The idea of a Muslim "enemy" at home and abroad functions doubly for the ruling capitalist class to wedge another division within the working class, and to justify the imperialist occupation of sovereign nations. The time is now for our class to unite in a broad-based movement against racism.
We cannot rely on liberal politicians or organizations to take the lead on this issue, because the entire bourgeois political establishment fails to act when it comes to involvement with or defense of Muslims. The most recent illustration of this fact was the decision of the chair of the Democratic National Committee, Wasserman Schultz, to withdraw from a speaking engagement at an event held by a liberal Muslim organization. This movement can only be carried forward by principled organizations that will not bend when the breeze of establishment public opinion passes over them.
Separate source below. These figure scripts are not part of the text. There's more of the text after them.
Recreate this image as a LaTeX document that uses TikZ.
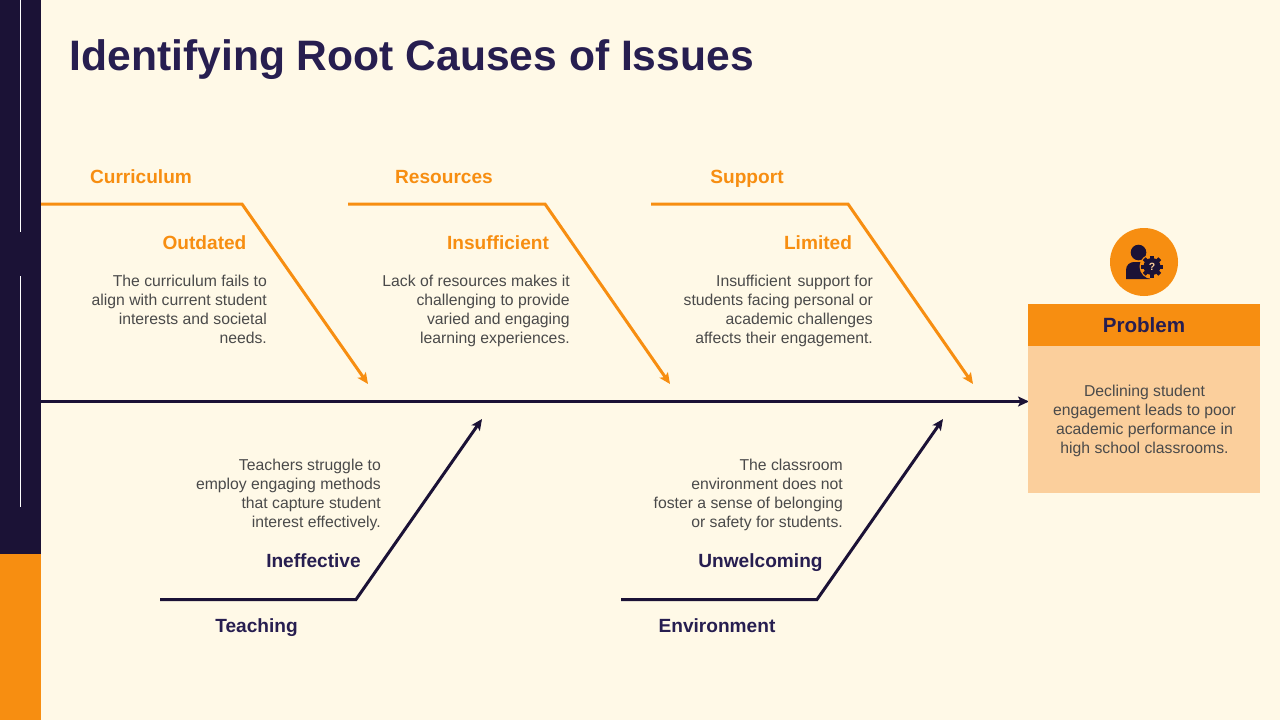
\documentclass[tikz,border=0pt]{standalone}
\usepackage{fontspec}
\setmainfont{Liberation Sans}
\usetikzlibrary{arrows.meta}
\definecolor{bgc}{HTML}{FFF9E7}
\definecolor{navy}{HTML}{1B1236}
\definecolor{orng}{HTML}{F78E11}
\definecolor{pale}{HTML}{FBCF9C}
\definecolor{ttl}{HTML}{271E50}
\definecolor{body}{HTML}{4A4A4A}
\tikzset{x=1pt,y=-1pt,
 ol/.style={draw=orng,line width=3pt,line join=miter},
 nl/.style={draw=navy,line width=3pt,line join=miter},
 tip/.style={-{Stealth[length=11pt,width=10pt,inset=2.5pt]}},
 cat/.style={font=\bfseries\fontsize{19.1}{22}\selectfont,inner sep=0pt,anchor=base},
 oc/.style={cat,text=orng},
 nc/.style={cat,text=ttl},
 desc/.style={font=\fontsize{15.75}{19}\selectfont,text=body,align=right,inner sep=0pt,anchor=north east},
}
\begin{document}
\begin{tikzpicture}
\useasboundingbox (0,0) rectangle (1280,720);
\fill[bgc] (0,0) rectangle (1280,720);
\fill[navy] (0,0) rectangle (41,554);
\fill[orng] (0,554) rectangle (41,720);
\draw[white,line width=0.8pt] (20.5,0) -- (20.5,232);
\draw[white,line width=0.8pt] (20.5,276) -- (20.5,507);
\node[font=\bfseries\fontsize{42.6}{50}\selectfont,text=ttl,anchor=base west,inner sep=0pt] (title) at (69.5,70) {Identifying Root Causes of Issues};

% spine
\coordinate (sS) at (41,401.5); \coordinate (sE) at (1029,401.5);
\draw[navy,line width=3pt,tip] (sS) -- (sE);

% upper bones
\coordinate (a1) at (41,204); \coordinate (a2) at (242,204); \coordinate (a3) at (368,384);
\coordinate (b1) at (348,204); \coordinate (b2) at (545,204); \coordinate (b3) at (670,384);
\coordinate (c1) at (651,204); \coordinate (c2) at (848,204); \coordinate (c3) at (973,384);
\draw[ol,tip] (a1) -- (a2) -- (a3);
\draw[ol,tip] (b1) -- (b2) -- (b3);
\draw[ol,tip] (c1) -- (c2) -- (c3);

% lower bones
\coordinate (d1) at (160,599.5); \coordinate (d2) at (356,599.5); \coordinate (d3) at (482,419);
\coordinate (e1) at (621,599.5); \coordinate (e2) at (817,599.5); \coordinate (e3) at (943,419);
\draw[nl,tip] (d1) -- (d2) -- (d3);
\draw[nl,tip] (e1) -- (e2) -- (e3);

% labels
\node[oc] (l1) at (141,183) {Curriculum};
\node[oc] (l2) at (444,183) {Resources};
\node[oc] (l3) at (747,183) {Support};
\node[oc] (h1) at (204.5,249) {Outdated};
\node[oc] (h2) at (498,249) {Insufficient};
\node[oc] (h3) at (818,249) {Limited};
\node[nc] (h4) at (313.5,567) {Ineffective};
\node[nc] (h5) at (760.5,567) {Unwelcoming};
\node[nc] (l4) at (256.5,632) {Teaching};
\node[nc] (l5) at (717,632) {Environment};

% descriptions
\node[desc] (t1) at (267,275) {The curriculum fails to\\align with current student\\interests and societal\\needs.};
\node[desc] (t2) at (570,275) {Lack of resources makes it\\challenging to provide\\varied and engaging\\learning experiences.};
\node[desc] (t3) at (873,275) {Insufficient\hspace{2pt} support for\\students facing personal or\\academic challenges\\affects their engagement.};
\node[desc] (t4) at (381,459) {Teachers struggle to\\employ engaging methods\\that capture student\\interest effectively.};
\node[desc] (t5) at (843,459) {The classroom\\environment does not\\foster a sense of belonging\\or safety for students.};

% problem box
\fill[pale] (1028,346) rectangle (1260,493);
\fill[orng] (1028,304) rectangle (1260,346);
\node[font=\bfseries\fontsize{20.6}{24}\selectfont,text=ttl,inner sep=0pt] (p) at (1144,325) {Problem};
\node[font=\fontsize{15.75}{19}\selectfont,text=body,align=center,inner sep=0pt,anchor=north] (pt) at (1144.5,385) {Declining student\\engagement leads to poor\\academic performance in\\high school classrooms.};

% icon
\fill[orng] (1144,262) circle (34);
\fill[navy] (1138.5,252.5) circle (7.8);
\fill[navy] (1126,279) -- (1126,270) .. controls (1126,265) and (1130,262) .. (1134,262) -- (1146,262) -- (1150,279) -- cycle;
\fill[orng] (1152,266.5) circle (12.5);
\fill[navy] (1152,266.5) circle (8.5);
\foreach \a in {0,45,...,315}{\fill[navy,shift={(1152,266.5)},rotate=\a] (-2,-11) rectangle (2,-7);}
\node[font=\bfseries\fontsize{10.5}{10.5}\selectfont,text=pale,inner sep=0pt] (q) at (1152,266.5) {?};
\end{tikzpicture}
\end{document}
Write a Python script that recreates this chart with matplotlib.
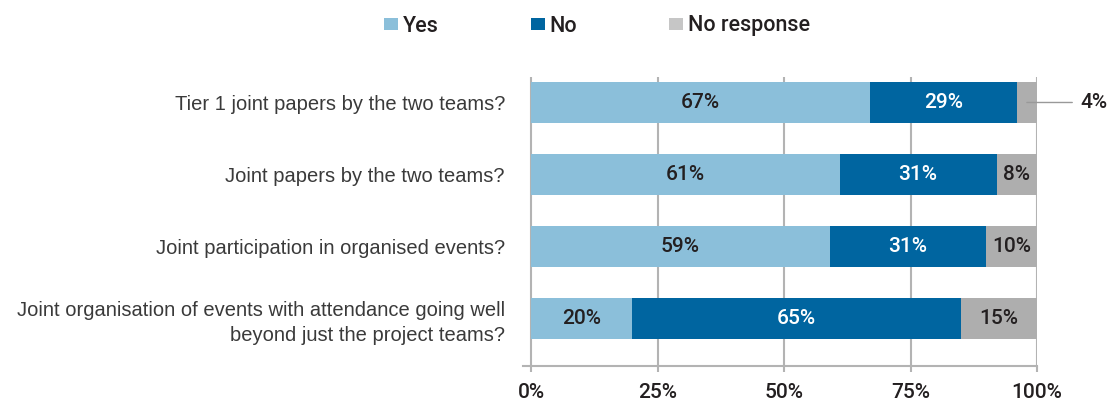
import matplotlib
matplotlib.use("Agg")
import matplotlib.pyplot as plt
from matplotlib.patches import Patch

plt.rcParams['font.family'] = ['Liberation Sans', 'DejaVu Sans']
num_font = dict(family=['Roboto', 'Liberation Sans', 'DejaVu Sans'], weight=500)

categories = [
    "Tier 1 joint papers by the two teams?",
    "Joint papers by the two teams?",
    "Joint participation in organised events?",
    "Joint organisation of events with attendance going well\nbeyond just the project teams?",
]
yes = [67, 61, 59, 20]
no = [29, 31, 31, 65]
no_response = [4, 8, 10, 15]
series_names = ["Yes", "No", "No response"]
tick_values = [0, 25, 50, 75, 100]
tick_labels = ["0%", "25%", "50%", "75%", "100%"]

c_yes = "#8BBFDA"
c_no = "#0065A0"
c_nr = "#AEAEAE"
c_nr_leg = "#C6C6C6"
txt = "#231F20"
grid_c = "#B3B3B3"

fig = plt.figure(figsize=(11.13, 4.01), dpi=100)
W, H = 1113, 401
x0, x1 = 523, 1037
ytop, ybot = 77, 366
ax = fig.add_axes([x0 / W, 1 - ybot / H, (x1 - x0) / W, (ybot - ytop) / H])

ypos = list(range(len(categories)))
bar_h = 0.57
left = [0] * len(categories)
colors = [c_yes, c_no, c_nr]
text_colors = [txt, "white", txt]
for vals, col, tc in zip([yes, no, no_response], colors, text_colors):
    bars = ax.barh(ypos, vals, left=left, height=bar_h, color=col, zorder=3)
    for i, (b, v) in enumerate(zip(bars, vals)):
        cx = left[i] + v / 2
        if v >= 6:
            ax.text(cx, ypos[i], f"{v}%", ha="center", va="center",
                    fontsize=15, color=tc, zorder=4, **num_font)
        else:
            ax.annotate(f"{v}%", xy=(cx, ypos[i]), xytext=(111.3, ypos[i]),
                        ha="center", va="center", fontsize=15, color=txt,
                        annotation_clip=False, **num_font,
                        arrowprops=dict(arrowstyle="-", color="#999999", lw=1,
                                        shrinkA=4, shrinkB=0))
    left = [l + v for l, v in zip(left, vals)]

ax.set_xlim(-1.6, 100)
ax.set_ylim(3.66, -0.354)
ax.set_xticks(tick_values)
ax.set_xticklabels(tick_labels, fontsize=15, color=txt, **num_font)
ax.tick_params(axis="x", length=4, color=grid_c, width=1.5, pad=8)
ax.set_yticks(ypos)
ax.set_yticklabels(categories, fontsize=14.5, color="#3a3a3a", linespacing=1.4)
ax.tick_params(axis="y", length=0, pad=13)
for t in ax.get_yticklabels():
    t.set_ha("right")
    t.set_multialignment("right")

for s in ["top", "right", "left"]:
    ax.spines[s].set_visible(False)
ax.spines["bottom"].set_color(grid_c)
ax.spines["bottom"].set_linewidth(1.5)
ax.xaxis.grid(True, color=grid_c, linewidth=1.5, zorder=0)
ax.set_axisbelow(True)

handles = [Patch(facecolor=c_yes), Patch(facecolor=c_no), Patch(facecolor=c_nr_leg)]
fig.legend(handles, series_names, loc="center", bbox_to_anchor=(597 / W, 1 - 26 / H),
           ncol=3, frameon=False, handlelength=0.65, handleheight=0.5,
           handletextpad=0.2, columnspacing=4.3, labelcolor=txt, borderpad=0,
           prop=dict(size=15.5, **num_font))

fig.savefig("out.png", dpi=100)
Many have already noted the similarities between the cases of Trayvon Martin and Shaima Alawadi, and spontaneous "hoodie and hijab" demonstrations have already sprung up around the country. These spontaneous demonstrations involving multiple sections of the working class must be forged into a movement by increasing organization and staying on the offensive. Only a fighting movement in the streets can ensure that there will never be another Shaima Alawadi.
The most disturbing aspect of the case, however, is the fact that Alawadi dismissed the first threatening note because she had grown accustomed to being called a terrorist and being told to leave the country. No person should be forced to accept a system where discrimination and abuse are a normal part of life. This should be the central tenet of the burgeoning anti-racist struggle.